The National Association of Realtors says that at the end of last year 98.5 percent of all real estate loans were qualified mortgages. “Qualified mortgages” under Dodd-Frank are loans which meet certain criteria. For instance, no balloon financing is allowed, prepayment penalties cannot last more than three years, and lender fees and points for financing above $100,000 are limited. Why would lenders make such loans? Because when they originate qualified mortgages (QMs) they have virtually no liability.

In contrast, how many people search for financing before they shop for a car? What percentage of auto sales are dealer-financed events where the rules don’t apply? How many consumers know about the carve out?

The truth is that it is today easier and better to shop for a mortgage because Wall Street Reform has brought an element of certainty to the system. It’s the borrower’s job to shop around, something made faster through automated systems and lots of electrons. In turn, it’s the lender’s job to properly underwrite the loan, to assure that only those with an ability-to-pay received financing.

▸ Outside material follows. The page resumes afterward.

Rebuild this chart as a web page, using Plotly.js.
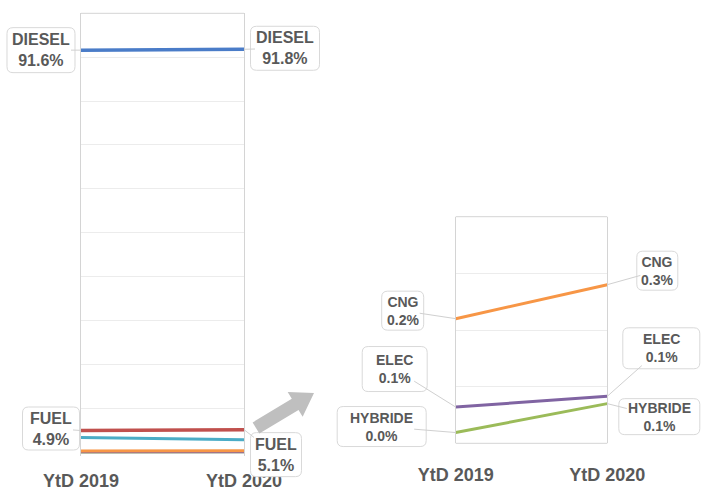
<!DOCTYPE html>
<html>
<head>
<meta charset="utf-8">
<script src="https://cdn.plot.ly/plotly-3.0.1.min.js"></script>
<style>html,body{margin:0;padding:0;background:#fff;}#chart{width:707px;height:491px;}</style>
</head>
<body>
<div id="chart"></div>
<script>
// ---- data ----
const periods = ["YtD 2019", "YtD 2020"];
const diesel  = [91.6, 91.8];
const fuel    = [4.9, 5.1];
const autres  = [3.3, 2.8];
const cng     = [0.22, 0.28];
const elec    = [0.064, 0.083];
const hybride = [0.019, 0.07];

const W = 707, H = 491;
const TXT = "#595959";
const FONT = "Liberation Sans, Arial, sans-serif";
const colors = {diesel:"#4a7cc8", fuel:"#c0504d", autres:"#4bacc6", cng:"#f79646", elec:"#8064a2", hybride:"#9bbb59"};

function px2x(p){return p/W;}
function px2y(p){return 1-p/H;}

const traces = [];
function line(y, c, xa, ya, w){
  traces.push({x:periods, y:y, type:"scatter", mode:"lines", xaxis:xa, yaxis:ya,
    line:{color:c, width:w}, hoverinfo:"skip", showlegend:false});
}
// left chart (all)
line(autres, colors.autres, "x", "y", 3);
line(hybride, colors.hybride, "x", "y", 3);
line(elec, colors.elec, "x", "y", 3);
line(cng, colors.cng, "x", "y", 3);
line(fuel, colors.fuel, "x", "y", 3.5);
line(diesel, colors.diesel, "x", "y", 3.5);
// right chart (zoom)
line(cng, colors.cng, "x2", "y2", 3);
line(hybride, colors.hybride, "x2", "y2", 3);
line(elec, colors.elec, "x2", "y2", 3);

const fmt = v => v.toFixed(1) + "%";

// annotations: [name, values, index, xaxis, yaxis, ax, ay, boxW, boxH, fontSize]
const annDefs = [
  ["DIESEL", diesel, 0, "x", "y", -40, 0, 68, 45, 16],
  ["DIESEL", diesel, 1, "x", "y", 41, -1, 69, 44, 16],
  ["FUEL", fuel, 0, "x", "y", -30, -2, 57, 43, 16],
  ["FUEL", fuel, 1, "x", "y", 32, 25, 51, 44, 16],
  ["CNG", cng, 0, "x2", "y2", -53, -8, 42, 39, 14],
  ["CNG", cng, 1, "x2", "y2", 50, -14, 41, 39, 14],
  ["ELEC", elec, 0, "x2", "y2", -61, -38, 65, 45, 14],
  ["ELEC", elec, 1, "x2", "y2", 54, -48, 77, 41, 14],
  ["HYBRIDE", hybride, 0, "x2", "y2", -74, -6, 89, 40, 14],
  ["HYBRIDE", hybride, 1, "x2", "y2", 52, 13, 81, 36, 14]
];

// axis geometry (pixels)
const L = {x0:81, x1:244, yTop:13.3, yZero:452, rng:[-1,100]};
const R = {x0:455.7, x1:607.3, yTop:216.7, yZero:443.3, rng:[0,0.4]};
function yPix(g, v){ const top = g === L ? 100 : 0.4; return g.yZero - (v/top)*(g.yZero-g.yTop); }
const Lbottom = yPix(L, -1);

const annotations = [];
const shapes = [];
const P = (x,y) => px2x(x).toFixed(5) + "," + px2y(y).toFixed(5);

// frame lines (top of left chart, top and bottom of right chart)
[[L.x0, L.yTop, L.x1, L.yTop], [R.x0, R.yTop, R.x1, R.yTop], [R.x0, R.yZero, R.x1, R.yZero]].forEach(s => {
  shapes.push({type:"line", xref:"paper", yref:"paper", x0:px2x(s[0]), y0:px2y(s[1]), x1:px2x(s[2]), y1:px2y(s[3]),
    line:{color:"#d4d4d4", width:1}, layer:"below"});
});

annDefs.forEach(d => {
  const [name, vals, i, xa, ya, ax, ay, bw, bh, fs] = d;
  const g = xa === "x" ? L : R;
  const ptx = i === 0 ? g.x0 : g.x1;
  const pty = yPix(g, vals[i]);
  const cx = ptx + ax, cy = pty + ay;
  annotations.push({
    x: periods[i], y: vals[i], xref: xa, yref: ya,
    ax: ax, ay: ay, showarrow: true, arrowhead: 0, arrowwidth: 1, arrowcolor: "#d0d0d0",
    text: "<b>" + name + "</b><br><b>" + fmt(vals[i]) + "</b>",
    font: {family: FONT, size: fs, color: TXT}, align: "center",
    bgcolor: "rgba(0,0,0,0)", borderwidth: 0
  });
  // rounded box
  const r = 6;
  const x0 = cx - bw/2, x1 = cx + bw/2, y0 = cy - bh/2, y1 = cy + bh/2;
  const path = "M" + P(x0+r,y0) + " L" + P(x1-r,y0) + " Q" + P(x1,y0) + " " + P(x1,y0+r) +
    " L" + P(x1,y1-r) + " Q" + P(x1,y1) + " " + P(x1-r,y1) + " L" + P(x0+r,y1) +
    " Q" + P(x0,y1) + " " + P(x0,y1-r) + " L" + P(x0,y0+r) + " Q" + P(x0,y0) + " " + P(x0+r,y0) + " Z";
  shapes.push({type:"path", xref:"paper", yref:"paper", path:path,
    line:{color:"#d9d9d9", width:1}, fillcolor:"#ffffff", layer:"above"});
});

// big grey arrow (decoration)
(function(){
  const tail = [256, 428], tip = [314, 393];
  const dx = tip[0]-tail[0], dy = tip[1]-tail[1], len = Math.hypot(dx, dy);
  const u = [dx/len, dy/len], n = [-u[1], u[0]];
  const sw = 6.5, hw = 14.5, hl = 22;
  const base = [tip[0]-u[0]*hl, tip[1]-u[1]*hl];
  const pts = [
    [tail[0]+n[0]*sw, tail[1]+n[1]*sw],
    [base[0]+n[0]*sw, base[1]+n[1]*sw],
    [base[0]+n[0]*hw, base[1]+n[1]*hw],
    tip,
    [base[0]-n[0]*hw, base[1]-n[1]*hw],
    [base[0]-n[0]*sw, base[1]-n[1]*sw],
    [tail[0]-n[0]*sw, tail[1]-n[1]*sw]
  ];
  const path = "M" + pts.map(p => P(p[0], p[1])).join(" L") + " Z";
  shapes.push({type:"path", xref:"paper", yref:"paper", path:path, line:{width:0}, fillcolor:"#bfbfbf", layer:"above"});
})();

const tickFont = {family: FONT, size: 18, color: TXT, weight: "bold"};

const layout = {
  width: W, height: H,
  margin: {l:0, r:0, t:0, b:0},
  paper_bgcolor: "#fff", plot_bgcolor: "rgba(0,0,0,0)",
  showlegend: false,
  font: {family: FONT, color: TXT},
  xaxis: {domain: [px2x(L.x0), px2x(L.x1)], type:"category", range:[0,1], showgrid:false,
    zeroline:false, showline:false, ticks:"", tickfont: tickFont, ticklabelstandoff: 12, fixedrange:true},
  yaxis: {domain: [px2y(Lbottom), px2y(L.yTop)], range: L.rng, tick0:0, dtick:10, showgrid:true,
    gridcolor:"#ececec", gridwidth:1, zeroline:false, showline:true, mirror:true, linecolor:"#d4d4d4",
    linewidth:1, showticklabels:false, ticks:"", fixedrange:true},
  xaxis2: {domain: [px2x(R.x0), px2x(R.x1)], type:"category", range:[0,1], showgrid:false, anchor:"y2",
    zeroline:false, showline:false, ticks:"", tickfont: tickFont, ticklabelstandoff: 19, fixedrange:true},
  yaxis2: {domain: [px2y(R.yZero), px2y(R.yTop)], range: R.rng, tick0:0, dtick:0.1, showgrid:true, anchor:"x2",
    gridcolor:"#ececec", gridwidth:1, zeroline:false, showline:true, mirror:true, linecolor:"#d4d4d4",
    linewidth:1, showticklabels:false, ticks:"", fixedrange:true},
  annotations: annotations,
  shapes: shapes
};

Plotly.newPlot("chart", traces, layout, {staticPlot:true, displayModeBar:false});
</script>
</body>
</html>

No one would suggest that Dodd-Frank is perfect in every way — or in any way — but it’s increasingly seen as a middle ground, a place with little risk.

Little risk, in turn, means investors worldwide want to lend in the US marketplace — one reason mortgage rates are near historic lows. Moreover, lenders have fared pretty well under the new rules: the Mortgage Bankers Association reports that profits per loan averaged $1,189 in 2015, up from $747 in 2014.